On both fronts, successive Coalition and Labor governments fought tooth and nail, all the way to the High Court, to defend their previous arbitrary powers to detain people or revoke their citizenships. Now the two ruling parties have teamed up to restore such powers, despite both bills likely to be challenged as unconstitutional as well, according to legal experts.

This entire bipartisan political operation over the past month has been accompanied by a foul witch hunt by the Labor government, the Coalition and the media against formerly indefinitely detained refugees and immigrants, effectively depicting them all as murderers and rapists.

Some of the most vulnerable members of society, brutalised by years in detention, often after fleeing wars or persecution, are being vilified and victimised by the government and the complicit media in order to justify police-state measures.

Five ex-detainees have been arrested already, amid a hue and cry by the media and political establishment alleging that they have committed crimes since being released, but without any proven evidence, let alone convictions by a court of law.

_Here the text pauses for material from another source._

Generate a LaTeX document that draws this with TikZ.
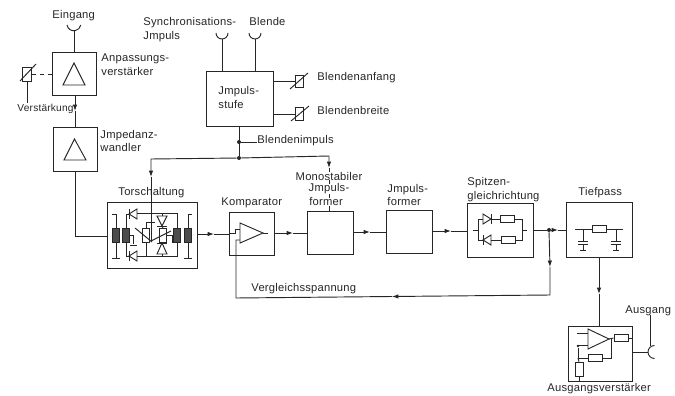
\documentclass[tikz,border=0pt]{standalone}
\usepackage{fontspec}
\setmainfont[LetterSpace=2]{Liberation Sans}
\usetikzlibrary{positioning,arrows.meta,calc}

\begin{document}
\begin{tikzpicture}[
    x=0.75pt, y=-0.75pt,
    font=\fontsize{8.4}{10.5}\selectfont,
    line width=0.7pt, black!85,
    block/.style={draw, anchor=north west, inner sep=0pt},
    lab/.style={align=left, inner sep=0pt, anchor=west, text=black!85},
    mon/.style={inner sep=0pt, fill=white, text=black!85},
    fl/.style={-{Latex[length=1.7mm,width=1.2mm]}},
    res/.style={draw, fill=white, minimum width=10.5pt, minimum height=5.5pt, inner sep=0pt},
    rv/.style={draw, fill=white, minimum width=5.5pt, minimum height=11pt, inner sep=0pt},
    core/.style={draw, fill=black!70, minimum width=5pt, minimum height=10.5pt, inner sep=0pt},
    dot/.style={circle, fill=black!85, inner sep=0pt, minimum size=3pt},
]
    \useasboundingbox (0,0) rectangle (675,396);

    % blocks
    \node[block, minimum width=33pt, minimum height=32pt] (anp) at (52,52) {};
    \node[block, minimum width=33pt, minimum height=33pt] (imp) at (53,127) {};
    \node[block, minimum width=67.5pt, minimum height=49.5pt] (tor) at (107,202) {};
    \node[block, minimum width=33.75pt, minimum height=32.25pt] (kom) at (229,212) {};
    \node[block, minimum width=34.5pt, minimum height=32.25pt] (mono) at (307,211) {};
    \node[block, minimum width=34.5pt, minimum height=32.25pt] (form) at (386,210) {};
    \node[block, minimum width=49.5pt, minimum height=40.5pt] (spi) at (467,203) {};
    \node[block, minimum width=49.5pt, minimum height=41.25pt] (tief) at (566,202) {};
    \node[block, minimum width=48pt, minimum height=41.25pt] (aus) at (568,326) {};
    \node[block, minimum width=50.25pt, minimum height=41.25pt] (stufe) at (206,71) {};

    % inputs
    \coordinate (ceing) at (74,31);
    \coordinate (csyn) at (222,39);
    \coordinate (cbl) at (255,39);
    \draw (67,25) arc[start angle=170, end angle=10, radius=7];
    \draw (216,33) arc[start angle=180, end angle=0, radius=6];
    \draw (249,33) arc[start angle=180, end angle=0, radius=6];
    \draw (ceing) -- (ceing |- anp.north);
    \draw (csyn) -- (csyn |- stufe.north);
    \draw (cbl) -- (cbl |- stufe.north);

    % triangles
    \draw (74,63) -- (85,85) -- (63,85) -- cycle;
    \draw (74.5,139) -- (86,160) -- (64,160) -- cycle;

    % Verstaerkung
    \node[rv, minimum width=6.5pt, minimum height=10.5pt] (rver) at (27,74) {};
    \draw (20,81) -- (36,64);
    \draw[dashed] (rver.east) -- (anp.west |- rver.east);
    \draw (rver.south) -- (27,103);

    % main path
    \coordinate (cver) at (75,111);
    \draw[fl] (cver |- anp.south) -- (cver);
    \draw (cver) -- (cver |- imp.north);
    \draw (imp.south) -- (imp.south |- 0,236) -- (tor.west |- 0,236);
    \draw[fl] (tor.east |- 0,234) -- (214,234);
    \draw (214,234) -- (kom.west |- 0,234);
    \draw[fl] (kom.east |- 0,233) -- (293,233);
    \draw (293,233) -- (mono.west |- 0,233);
    \draw[fl] (mono.east |- 0,232) -- (370,232);
    \draw (370,232) -- (form.west |- 0,232);
    \draw[fl] (form.east |- 0,231) -- (451,231);
    \draw (451,231) -- (spi.west |- 0,231);
    \node[dot] (djunc) at (549,230) {};
    \draw (spi.east |- djunc) -- (djunc);
    \draw[fl] (djunc) -- (558,230);
    \draw (558,230) -- (tief.west |- djunc);
    \draw[fl] (djunc) -- (550,267);
    \draw[fl] (550,267) -- (550,295) -- (392,296.5);
    \draw (392,296.5) -- (236,298) -- (236,240) -- (240,240);

    % Impulsstufe outputs
    \node[rv, minimum width=6pt, minimum height=9.5pt] (ranf) at (299,81.5) {};
    \node[rv, minimum width=6pt, minimum height=9.5pt] (rbre) at (299,114) {};
    \draw (stufe.east |- ranf) -- (ranf);
    \draw (stufe.east |- rbre) -- (rbre);
    \draw (290,89) -- (308,73);
    \draw (291,121) -- (309,106);

    % Blendenimpuls
    \node[lab] (timi) at (257,141) {Blendenimpuls};
    \node[dot] (dbl) at (239,142) {};
    \node[dot] (dbr) at (239,158) {};
    \draw (stufe.south -| dbl) -- (dbr);
    \draw (dbl) -- (timi.west |- dbl);
    \draw[fl] (dbr) -- (151,159) -- (151,177);
    \draw (151,177) -- (151,241);
    \draw[fl] (dbr) -- (329,156) -- (329,168);
    \draw (329,168) -- (mono.north -| 329,0);

    % Torschaltung inner
    \node[core] (c1) at (116,235) {};
    \node[core] (c2) at (126,235) {};
    \node[core] (c3) at (177,235) {};
    \node[core] (c4) at (188,235) {};
    \draw (112,214) -- (116,214) -- (c1.north);
    \draw (c1.south) -- (116,258);
    \draw (112,258) -- (120,258);
    \draw (192,214) -- (188,214) -- (c4.north);
    \draw (c4.south) -- (188,258);
    \draw (184,258) -- (192,258);
    \draw (c2.north) -- (126,214) -- (129,214);
    \draw (c2.south) -- (126,256) -- (129,256);
    \draw (129,214) -- (137,209) -- (137,219) -- cycle;
    \draw (129,209) -- (129,219);
    \draw (129,256) -- (137,251) -- (137,261) -- cycle;
    \draw (129,251) -- (129,261);
    \draw (137,213) -- (177,213) -- (c3.north);
    \draw (137,256) -- (177,256) -- (c3.south);
    \draw (c2.east) -- (133,235) -- (133,244);
    \draw (130,245) -- (137,245);
    \node[rv] (r1) at (146,235.5) {};
    \node[rv] (r2) at (163,235.5) {};
    \draw (r1.north) -- (146,222) -- (155,222);
    \draw (r1.south) -- (146,256);
    \draw (r2.north) -- (162,226);
    \draw (r2.south) -- (162,243);
    \draw (162,226) -- (157,216) -- (167,216) -- cycle;
    \draw (157,226) -- (167,226);
    \draw (162,216) -- (162,213);
    \draw (162,243) -- (157,254) -- (167,254) -- cycle;
    \draw (157,243) -- (167,243);
    \draw (162,254) -- (162,256);
    \draw (135,228) -- (152,242);
    \draw (171,231) -- (151,241);
    \draw (167,235) -- (172,235) -- (172,242) -- (174,242);

    % Komparator inner
    \draw (240,223) -- (263,233) -- (240,243) -- cycle;
    \draw (263,233) -- (268,233);
    \draw (kom.west |- 0,233) -- (235,233) -- (235,229) -- (240,229);

    % Spitzen inner
    \node[res] (rs1) at (507,219) {};
    \node[res] (rs2) at (508,240) {};
    \draw (473,230) -- (478,230);
    \draw (478,219) -- (478,240);
    \draw (478,219) -- (483,219);
    \draw (483,214) -- (491,219) -- (483,224) -- cycle;
    \draw (491,214) -- (491,224);
    \draw (491,219) -- (rs1.west);
    \draw (rs1.east) -- (522,219) -- (522,240) -- (rs2.east);
    \draw (rs2.west) -- (491,240);
    \draw (491,235) -- (483,240) -- (491,245) -- cycle;
    \draw (483,235) -- (483,245);
    \draw (483,240) -- (478,240);
    \draw (522,230) -- (527,230);

    % Tiefpass inner
    \node[res] (rt) at (599,229) {};
    \draw (575,229) -- (rt.west);
    \draw (rt.east) -- (623,229);
    \draw (583,229) -- (583,241);
    \draw (578,241) -- (588,241);
    \draw (578,244) -- (588,244);
    \draw (583,244) -- (583,250);
    \draw (580,250) -- (586,250);
    \draw (616,229) -- (616,241);
    \draw (611,241) -- (621,241);
    \draw (611,244) -- (621,244);
    \draw (616,244) -- (616,250);
    \draw (613,250) -- (619,250);
    \draw[fl] (tief.south -| 599,0) -- (599,294);
    \draw (599,294) -- (aus.north -| 599,0);

    % Ausgangsverstaerker inner
    \draw (588,329) -- (609,339) -- (588,349) -- cycle;
    \draw (577,333) -- (588,333);
    \draw (577,345) -- (588,345);
    \node[res] (ra1) at (621,338) {};
    \node[res] (ra2) at (595.5,358) {};
    \node[rv, minimum width=6pt] (ra3) at (579,369.5) {};
    \node[dot, minimum size=2pt] (da) at (578,346) {};
    \draw (609,339) -- (ra1.west);
    \draw (ra1.east) -- (632,338);
    \draw (611,339) -- (611,358) -- (ra2.east);
    \draw (ra2.west) -- (578,358) -- (da);
    \draw (578,358) -- (ra3.north);
    \draw (ra3.south) -- (ra3.south |- aus.south);

    % Ausgang
    \coordinate (caus) at (648,352);
    \draw (aus.east |- caus) -- (caus);
    \draw (654.5,345.5) arc[start angle=270, end angle=90, radius=6.5];
    \draw (650,346) -- (650,315);

    % labels
    \node[lab] (teing) at (52,16) {Eingang};
    \node[lab] (tanp) at (101,65) {Anpassungs-\\verstärker};
    \node[lab, font=\fontsize{7.6}{9.5}\selectfont] (tver) at (17,109) {Verstärkung};
    \node[lab, font=\fontsize{8.4}{9.5}\selectfont] (timp) at (100,141) {Jmpedanz-\\wandler};
    \node[lab] (tsyn) at (143,30) {Synchronisations-\\Jmpuls};
    \node[lab] (tbl) at (249,21) {Blende};
    \node[lab] (tstu) at (218,97) {Jmpuls-\\stufe};
    \node[lab] (tanf) at (317,78) {Blendenanfang};
    \node[lab] (tbre) at (317,110) {Blendenbreite};
    \node[lab] (ttor) at (118,193) {Torschaltung};
    \node[lab] (tkom) at (221,203) {Komparator};
    \node[mon] (tmon) at (329,176) {Monostabiler};
    \node[mon] (tmon2) at (329,189) {Jmpuls-};
    \node[mon] (tmon3) at (326,202) {former};
    \node[lab, font=\fontsize{8.4}{9.5}\selectfont] (tfor) at (387,195) {Jmpuls-\\former};
    \node[lab] (tspi) at (467,190) {Spitzen-\\gleichrichtung};
    \node[lab] (ttie) at (578,193) {Tiefpass};
    \node[lab] (tvgl) at (251,289) {Vergleichsspannung};
    \node[lab] (taus) at (625,311) {Ausgang};
    \node[lab] (tava) at (547,389) {Ausgangsverstärker};
\end{tikzpicture}
\end{document}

The principle of innocent until proven guilty has been thrown out the window!

For example, one of those arrested and promptly demonised by media headlines is a 45-year-old Sudanese refugee, accused by the Australian Federal Police of allegedly failing to comply with a curfew and stealing luggage at an airport. No details have been reported.

In court, a magistrate was told that the refugee is “a diagnosed schizophrenic, requires medication for HIV and suffers from diabetes, high cholesterol and high blood pressure.” No doubt, being incarcerated indefinitely would have contributed to those mental and physical health problems.

There is a chilling connection between this witch hunt-inflamed operation and the same bipartisan line-up to back the Israeli genocide in Gaza. Both bills set precedents that can pave the way for broader use against the deepening opposition to this barbaric agenda and the other US-led or supported wars being waged or prepared against Russia and China.

There is mounting working-class hostility toward the government and the ruling class as a whole, fueled by a mounting cost-of-living crisis and the resurgence of the unchecked COVID-19 pandemic.

Under these conditions, the Labor government and the Coalition are lurching further and further toward authoritarian methods of rule, as is occurring in the US, the UK, across Europe and in Argentina. This week’s proceedings in parliament must be taken as a warning of that.